- Short problem -
An exact copy of all the data is required, with pictures left out.

--- begin Recorded information ---

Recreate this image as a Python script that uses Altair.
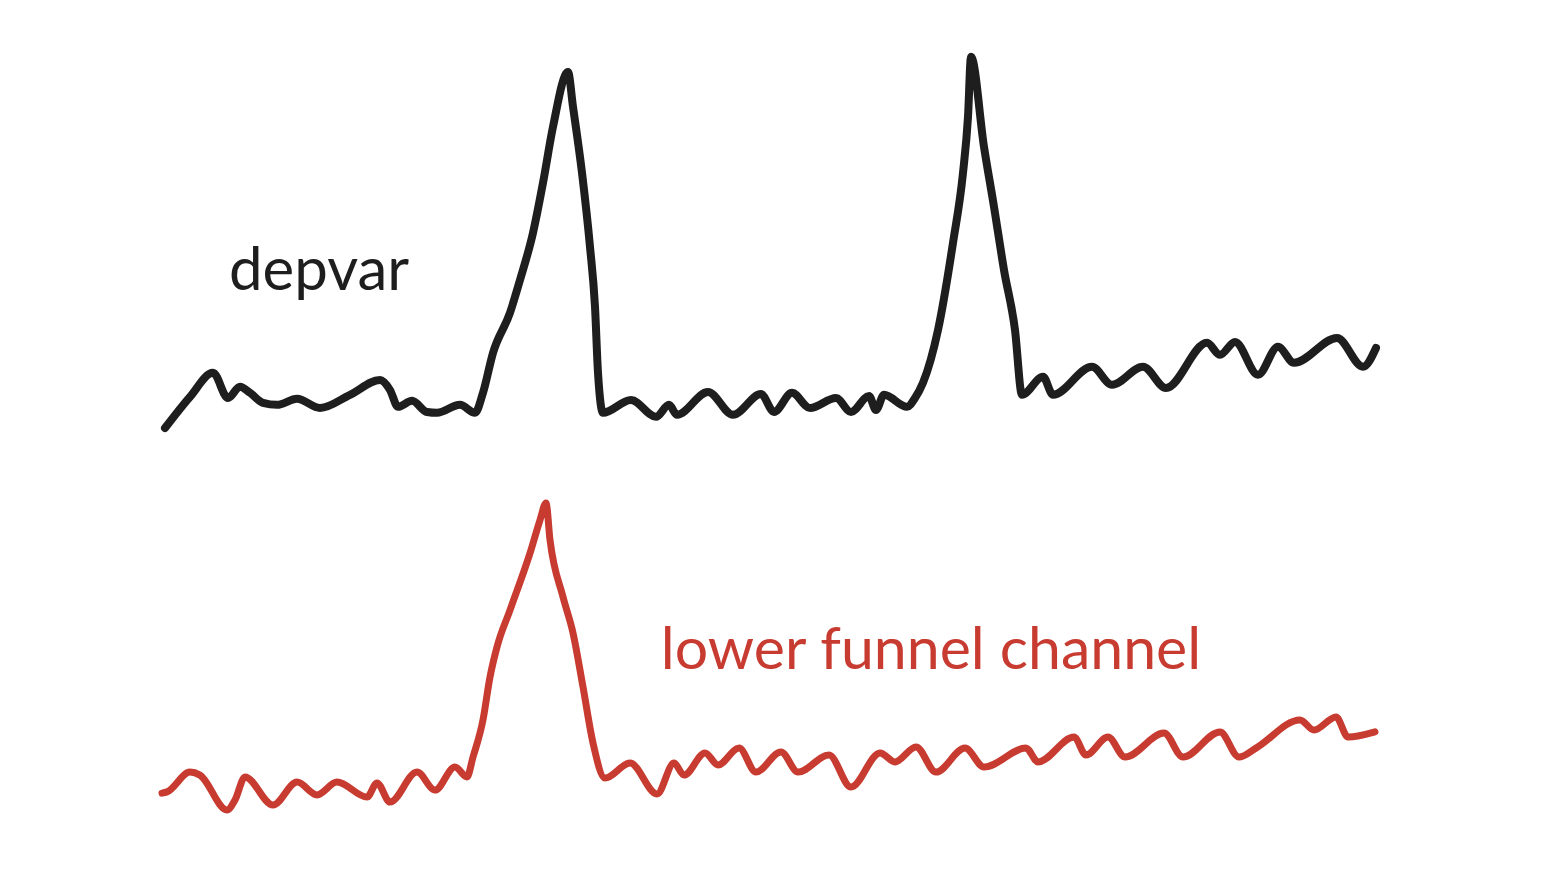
import altair as alt
import pandas as pd

# ---- data (time index, value) ----
depvar_t = [0.5, 3.0, 5.3, 6.8, 8.0, 9.0, 10.3, 11.7, 13.7, 16.0, 19.0, 22.0, 23.0, 23.8,
            25.2, 26.7, 27.7, 30.0, 31.5, 32.3, 33.3, 35.0, 36.0, 37.3, 38.3, 39.3, 40.8,
            41.3, 42.2, 43.0, 43.5, 43.8, 44.3, 47.1, 49.6, 50.9, 51.7, 54.8, 57.3, 60.1,
            61.4, 63.2, 65.0, 67.6, 69.1, 70.9, 71.6, 72.4, 74.7, 75.5, 76.3, 77.8, 79.3,
            80.3, 80.8, 81.1, 82.4, 83.4, 84.4, 85.5, 86.2, 88.3, 89.3, 93.2, 95.2, 98.3,
            100.6, 104.7, 106.0, 107.5, 109.8, 111.8, 113.4, 117.7, 120.3, 121.6]
depvar_v = [3.0, 10.8, 16.8, 10.5, 13.3, 11.8, 9.3, 8.8, 10.3, 8.0, 11.3, 15.0, 12.5, 8.3,
            9.8, 7.0, 6.8, 8.8, 6.8, 11.8, 21.8, 31.8, 40.0, 51.8, 64.3, 78.3, 92.0,
            83.3, 66.8, 48.3, 33.3, 16.8, 6.8, 10.0, 5.8, 8.8, 6.3, 12.0, 6.3, 11.5,
            7.0, 11.8, 8.0, 10.5, 7.0, 11.0, 7.5, 11.3, 8.3, 10.5, 14.3, 27.5, 49.3,
            66.8, 80.8, 95.8, 73.3, 58.3, 42.5, 27.5, 11.3, 15.8, 11.3, 18.3, 13.8, 18.3,
            13.0, 24.3, 21.3, 24.5, 16.3, 23.3, 19.3, 25.5, 18.3, 23.0]

lfc_t = [0.2, 0.7, 3.0, 4.0, 6.7, 7.5, 8.5, 11.3, 13.7, 15.7, 17.7, 20.7, 21.7, 23.0, 25.7,
         27.5, 29.5, 30.7, 31.3, 32.3, 33.0, 33.7, 35.0, 37.0, 38.0, 38.6, 39.0, 40.3,
         41.3, 42.3, 43.3, 44.5, 47.0, 49.7, 51.4, 52.4, 54.5, 55.8, 57.9, 59.6, 62.1,
         63.8, 66.9, 69.1, 72.0, 73.5, 75.6, 77.6, 80.5, 82.4, 86.6, 87.8, 91.4, 92.6,
         94.8, 96.5, 100.4, 102.3, 106.0, 107.9, 109.6, 114.0, 115.4, 117.6, 118.8, 121.5]
lfc_v = [7.3, 7.7, 14.3, 13.3, 1.7, 5.0, 12.7, 3.3, 11.0, 6.7, 11.0, 6.0, 10.7, 4.3, 14.3,
         8.3, 16.0, 12.7, 19.3, 31.7, 46.0, 56.0, 68.3, 87.3, 98.3, 104.0, 91.7, 72.7,
         60.7, 42.7, 24.0, 12.3, 17.3, 7.0, 17.3, 13.3, 20.7, 16.7, 22.3, 14.3, 21.0,
         14.3, 20.0, 9.3, 20.7, 17.7, 22.7, 14.3, 22.3, 16.0, 22.3, 17.7, 26.0, 20.0,
         26.0, 19.3, 27.3, 19.3, 27.7, 19.3, 22.3, 31.7, 28.3, 32.7, 26.0, 27.7]

series_labels = ["depvar", "lower funnel channel"]
black = "#1e1e1e"
red = "#c83b31"

df_b = pd.DataFrame({"t": depvar_t, "v": depvar_v})
df_r = pd.DataFrame({"t": lfc_t, "v": lfc_v})

W, H = 1536, 862
xscale = alt.Scale(domain=[-15.2, 138.4], nice=False, zero=False)

line_b = alt.Chart(df_b).mark_line(
    color=black, strokeWidth=8, strokeCap="round", strokeJoin="round", interpolate="monotone"
).encode(
    x=alt.X("t:Q", scale=xscale, axis=None),
    y=alt.Y("v:Q", scale=alt.Scale(domain=[-107.5, 108], nice=False, zero=False), axis=None),
)

line_r = alt.Chart(df_r).mark_line(
    color=red, strokeWidth=7, strokeCap="round", strokeJoin="round", interpolate="monotone"
).encode(
    x=alt.X("t:Q", scale=xscale, axis=None),
    y=alt.Y("v:Q", scale=alt.Scale(domain=[-18.33, 269], nice=False, zero=False), axis=None),
)

font = "Comic Sans MS, Lato, sans-serif"

label_b = alt.Chart(pd.DataFrame({"label": [series_labels[0]]})).mark_text(
    color=black, fontSize=60, font=font, align="center", baseline="alphabetic"
).encode(text="label:N", x=alt.value(311), y=alt.value(282))

label_r = alt.Chart(pd.DataFrame({"label": [series_labels[1]]})).mark_text(
    color=red, fontSize=59, font=font, align="center", baseline="alphabetic"
).encode(text="label:N", x=alt.value(923), y=alt.value(661))

chart = alt.layer(line_b, line_r, label_b, label_r).resolve_scale(y="independent").properties(
    width=W, height=H, padding=0, autosize=alt.AutoSizeParams(type="none")
).configure_view(strokeWidth=0, stroke=None)

chart.save("out.html", embed_options={"renderer": "svg", "actions": False})
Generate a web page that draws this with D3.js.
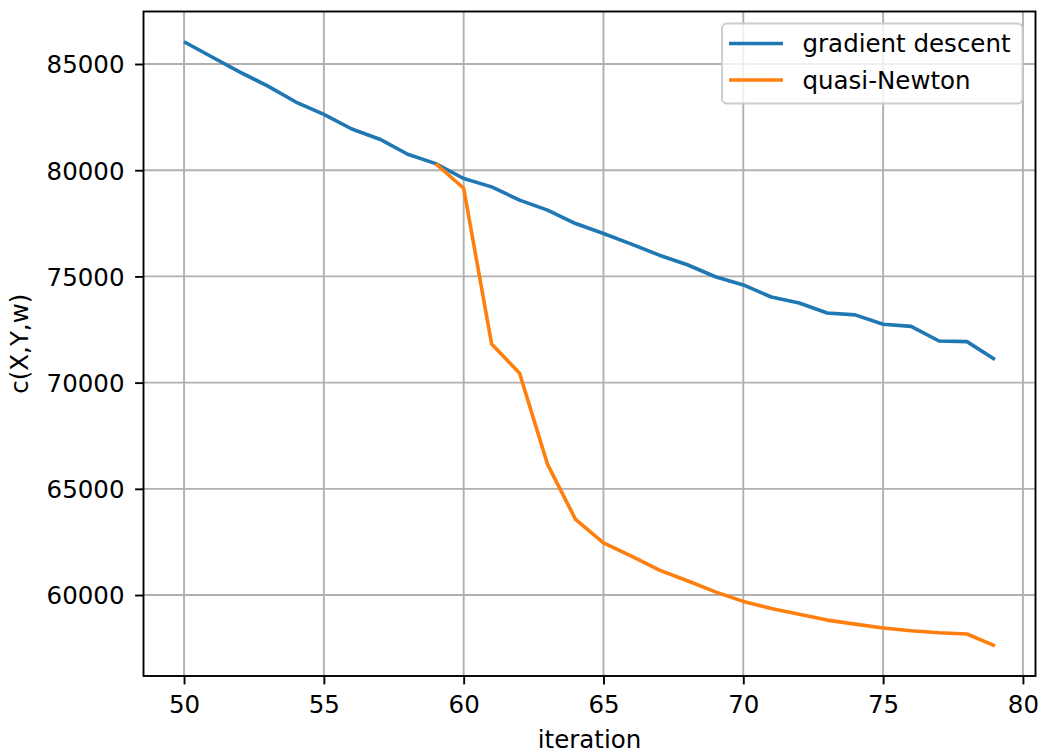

--- end Recorded information ---

- In response -
Recreate this image as a Python script that uses Altair.
import altair as alt
import pandas as pd

# ---- data (time index, value) ----
depvar_t = [0.5, 3.0, 5.3, 6.8, 8.0, 9.0, 10.3, 11.7, 13.7, 16.0, 19.0, 22.0, 23.0, 23.8,
            25.2, 26.7, 27.7, 30.0, 31.5, 32.3, 33.3, 35.0, 36.0, 37.3, 38.3, 39.3, 40.8,
            41.3, 42.2, 43.0, 43.5, 43.8, 44.3, 47.1, 49.6, 50.9, 51.7, 54.8, 57.3, 60.1,
            61.4, 63.2, 65.0, 67.6, 69.1, 70.9, 71.6, 72.4, 74.7, 75.5, 76.3, 77.8, 79.3,
            80.3, 80.8, 81.1, 82.4, 83.4, 84.4, 85.5, 86.2, 88.3, 89.3, 93.2, 95.2, 98.3,
            100.6, 104.7, 106.0, 107.5, 109.8, 111.8, 113.4, 117.7, 120.3, 121.6]
depvar_v = [3.0, 10.8, 16.8, 10.5, 13.3, 11.8, 9.3, 8.8, 10.3, 8.0, 11.3, 15.0, 12.5, 8.3,
            9.8, 7.0, 6.8, 8.8, 6.8, 11.8, 21.8, 31.8, 40.0, 51.8, 64.3, 78.3, 92.0,
            83.3, 66.8, 48.3, 33.3, 16.8, 6.8, 10.0, 5.8, 8.8, 6.3, 12.0, 6.3, 11.5,
            7.0, 11.8, 8.0, 10.5, 7.0, 11.0, 7.5, 11.3, 8.3, 10.5, 14.3, 27.5, 49.3,
            66.8, 80.8, 95.8, 73.3, 58.3, 42.5, 27.5, 11.3, 15.8, 11.3, 18.3, 13.8, 18.3,
            13.0, 24.3, 21.3, 24.5, 16.3, 23.3, 19.3, 25.5, 18.3, 23.0]

lfc_t = [0.2, 0.7, 3.0, 4.0, 6.7, 7.5, 8.5, 11.3, 13.7, 15.7, 17.7, 20.7, 21.7, 23.0, 25.7,
         27.5, 29.5, 30.7, 31.3, 32.3, 33.0, 33.7, 35.0, 37.0, 38.0, 38.6, 39.0, 40.3,
         41.3, 42.3, 43.3, 44.5, 47.0, 49.7, 51.4, 52.4, 54.5, 55.8, 57.9, 59.6, 62.1,
         63.8, 66.9, 69.1, 72.0, 73.5, 75.6, 77.6, 80.5, 82.4, 86.6, 87.8, 91.4, 92.6,
         94.8, 96.5, 100.4, 102.3, 106.0, 107.9, 109.6, 114.0, 115.4, 117.6, 118.8, 121.5]
lfc_v = [7.3, 7.7, 14.3, 13.3, 1.7, 5.0, 12.7, 3.3, 11.0, 6.7, 11.0, 6.0, 10.7, 4.3, 14.3,
         8.3, 16.0, 12.7, 19.3, 31.7, 46.0, 56.0, 68.3, 87.3, 98.3, 104.0, 91.7, 72.7,
         60.7, 42.7, 24.0, 12.3, 17.3, 7.0, 17.3, 13.3, 20.7, 16.7, 22.3, 14.3, 21.0,
         14.3, 20.0, 9.3, 20.7, 17.7, 22.7, 14.3, 22.3, 16.0, 22.3, 17.7, 26.0, 20.0,
         26.0, 19.3, 27.3, 19.3, 27.7, 19.3, 22.3, 31.7, 28.3, 32.7, 26.0, 27.7]

series_labels = ["depvar", "lower funnel channel"]
black = "#1e1e1e"
red = "#c83b31"

df_b = pd.DataFrame({"t": depvar_t, "v": depvar_v})
df_r = pd.DataFrame({"t": lfc_t, "v": lfc_v})

W, H = 1536, 862
xscale = alt.Scale(domain=[-15.2, 138.4], nice=False, zero=False)

line_b = alt.Chart(df_b).mark_line(
    color=black, strokeWidth=8, strokeCap="round", strokeJoin="round", interpolate="monotone"
).encode(
    x=alt.X("t:Q", scale=xscale, axis=None),
    y=alt.Y("v:Q", scale=alt.Scale(domain=[-107.5, 108], nice=False, zero=False), axis=None),
)

line_r = alt.Chart(df_r).mark_line(
    color=red, strokeWidth=7, strokeCap="round", strokeJoin="round", interpolate="monotone"
).encode(
    x=alt.X("t:Q", scale=xscale, axis=None),
    y=alt.Y("v:Q", scale=alt.Scale(domain=[-18.33, 269], nice=False, zero=False), axis=None),
)

font = "Comic Sans MS, Lato, sans-serif"

label_b = alt.Chart(pd.DataFrame({"label": [series_labels[0]]})).mark_text(
    color=black, fontSize=60, font=font, align="center", baseline="alphabetic"
).encode(text="label:N", x=alt.value(311), y=alt.value(282))

label_r = alt.Chart(pd.DataFrame({"label": [series_labels[1]]})).mark_text(
    color=red, fontSize=59, font=font, align="center", baseline="alphabetic"
).encode(text="label:N", x=alt.value(923), y=alt.value(661))

chart = alt.layer(line_b, line_r, label_b, label_r).resolve_scale(y="independent").properties(
    width=W, height=H, padding=0, autosize=alt.AutoSizeParams(type="none")
).configure_view(strokeWidth=0, stroke=None)

chart.save("out.html", embed_options={"renderer": "svg", "actions": False})
Generate a web page that draws this with D3.js.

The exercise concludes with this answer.